Wednesday, December 1, 2010

Just a season...

Up until a few years ago I had never heard the terminology of something happening in your life as a season. Like when your kids are little, sick, frustrating, growing, sassy, etc... that it was just a season and like all seasons it will change as quick as it came. But when you are in the middle of that season the end is never in sight it seems.



We are at the end of a season. Literally and figuratively. Cam's mowing season is coming to a close and I breath a sigh of relief. We made it another year. Another year of long days. Another year of trying to keep our head above water. Another season of seeing Cameron age in a way that is not recorded just by his birthday passing. I thankfully say goodbye to 2010's mowing season and bid it farewell. (I'd like to give it a good swift kick in the pants, but I am respectful of our bread and butter.)

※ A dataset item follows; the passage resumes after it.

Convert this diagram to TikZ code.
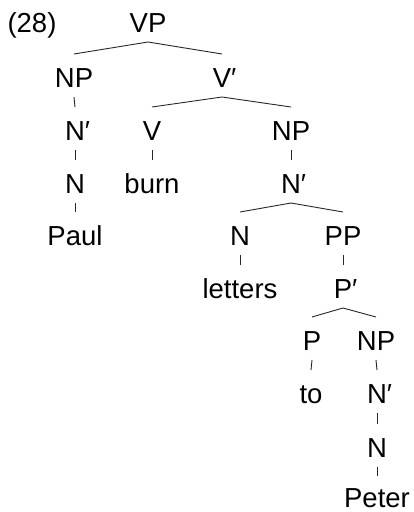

The figurative season we are saying goodbye to is the feeling of hopelessness in our finances. We clawed our way out of a very deep hole which we refer to as 2008. And like everything else in life it took twice as long to fix what we messed up. We accepted our fate in the matter and slowly but surely made decisions that led to change. It was hard, frustrating, and time consuming. We had great counsel along the way and I am very grateful for that. But in the end I can say the light at the end of the tunnel is there. And it is BRIGHT! Can I get an AMEN?



Another season we are in is my favorite season of all. I cherish the Christmas season from start to finish. The decorating, excitement, anticipation, gatherings, spirit of giving, helping others, and so much more makes me just plain giddy. I love CHRISTMAS. I love everything about it. I love every single religious act we observe in respect to Christ. I love all the childish things we do to help our children anticipate Santa. There can be a balance of both without confusion and priorities being screwed up. The way I look at it is that we are Christians all year long and showing my children the love of Christ is a daily walk for us. We guide them DAILY. So having Santa added to the mix for a few weeks isn't as big a deal in the whole scheme of things. I get why people don't do Santa. I fully see why it isn't ever incorporated in their families and I respect their decisions completely. For me I think that if my child ever gets confused then it is a reflection on me and my teaching. Then I need to spend the other 340 days of the year working harder, teaching more boldly, making sure that my children see Christ in their lives instead of just at Christmas time. That's our thinking on the matter at least.


What season are you saying goodbye or hello to?